Varlığını kaybetmek için ölmek de gerekmiyor illa; Bergamalılar’a bakılırsa... Bergama eylemcilerinden "Hopdediks" lakaplı Bayram
Kuzu’nun ölümünün kırkı çıkmadan hemşehrileri Eurogold’un işçi alımı için rekor sayıda başvuru yapıyor. Kahrolur insan, ama "Aç kal!" mı diyeceksin adama? Yani bu kez de aç kalmamak için: Varlığım armağan olsun Eurogold’un varlığına! Kızmak yersiz, çünkü:
İnsanlık onuru ekmekle denendiğinde,
ekmek her defasında kahredici bayrağını diker erdemin böğrüne.
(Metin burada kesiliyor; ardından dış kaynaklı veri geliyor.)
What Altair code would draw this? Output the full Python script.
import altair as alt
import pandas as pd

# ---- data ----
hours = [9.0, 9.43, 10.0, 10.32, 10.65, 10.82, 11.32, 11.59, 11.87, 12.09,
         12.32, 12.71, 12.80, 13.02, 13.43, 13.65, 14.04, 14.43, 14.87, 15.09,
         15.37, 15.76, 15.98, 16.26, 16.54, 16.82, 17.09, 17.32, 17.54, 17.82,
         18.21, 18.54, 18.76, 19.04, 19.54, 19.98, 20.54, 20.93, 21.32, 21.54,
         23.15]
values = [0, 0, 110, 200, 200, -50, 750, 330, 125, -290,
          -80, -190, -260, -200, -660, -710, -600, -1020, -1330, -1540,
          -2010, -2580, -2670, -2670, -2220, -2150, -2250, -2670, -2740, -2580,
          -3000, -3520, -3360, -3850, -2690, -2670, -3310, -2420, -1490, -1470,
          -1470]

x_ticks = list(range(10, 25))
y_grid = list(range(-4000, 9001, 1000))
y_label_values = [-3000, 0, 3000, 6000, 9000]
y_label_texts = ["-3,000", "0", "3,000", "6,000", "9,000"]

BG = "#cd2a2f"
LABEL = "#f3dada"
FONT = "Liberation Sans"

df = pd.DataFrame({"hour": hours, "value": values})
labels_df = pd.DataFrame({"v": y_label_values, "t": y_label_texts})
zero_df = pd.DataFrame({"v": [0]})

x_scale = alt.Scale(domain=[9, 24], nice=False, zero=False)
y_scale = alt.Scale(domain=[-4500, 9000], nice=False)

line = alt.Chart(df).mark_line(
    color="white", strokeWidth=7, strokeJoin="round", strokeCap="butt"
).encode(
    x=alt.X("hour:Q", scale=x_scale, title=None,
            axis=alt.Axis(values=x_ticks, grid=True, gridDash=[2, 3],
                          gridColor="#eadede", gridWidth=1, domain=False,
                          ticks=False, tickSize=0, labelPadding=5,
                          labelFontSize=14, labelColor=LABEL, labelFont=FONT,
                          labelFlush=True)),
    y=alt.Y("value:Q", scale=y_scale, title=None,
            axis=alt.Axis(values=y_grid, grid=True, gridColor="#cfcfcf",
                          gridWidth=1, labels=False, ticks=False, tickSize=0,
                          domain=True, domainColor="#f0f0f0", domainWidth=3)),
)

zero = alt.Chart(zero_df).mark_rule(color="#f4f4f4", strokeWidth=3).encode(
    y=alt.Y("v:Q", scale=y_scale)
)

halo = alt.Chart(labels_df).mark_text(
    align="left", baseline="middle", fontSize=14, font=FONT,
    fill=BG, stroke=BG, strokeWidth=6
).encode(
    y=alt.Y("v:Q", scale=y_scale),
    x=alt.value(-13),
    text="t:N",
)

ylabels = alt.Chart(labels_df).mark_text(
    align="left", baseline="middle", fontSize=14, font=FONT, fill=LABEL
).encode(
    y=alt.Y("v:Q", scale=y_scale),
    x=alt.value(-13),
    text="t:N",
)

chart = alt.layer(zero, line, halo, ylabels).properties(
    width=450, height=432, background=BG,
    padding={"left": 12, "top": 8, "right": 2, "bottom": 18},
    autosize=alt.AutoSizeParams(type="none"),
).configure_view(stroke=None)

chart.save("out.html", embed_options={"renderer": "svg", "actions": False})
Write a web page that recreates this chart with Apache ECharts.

Ezcümle, Türkiye fotoğrafının tam ortasında bir "patlak" var zaten. Belki de Türkiye’nin patlama yöntemi bu. Gürültü ile değil, böyle "için için yanarak" patlıyor ülke. Ölerek, öldürerek, açlıkla sınanıp insanlık onurunu çokuluslu şirketlere hibe ederek... Bütün karşı koyma yöntemlerini ilkokulda "varlığını armağan ederken" ıskalamış bir ülke, kendi kendini ve kardeşini öldürerek, kardeşinin ölmesine sebep olan adamların yanında çalışacak kadar "genleşerek", 30 milyon için çocuk boğazı keserek, dilini yüz kelimeyle konuşup şairini vatan haini ilan ederek dinamitliyor kendini. Yani ilkokulda öğrendiği gibi varlığını karşılıksız olarak elden çıkararak... Varlığını... Elden çıkararak... Karşılıksız!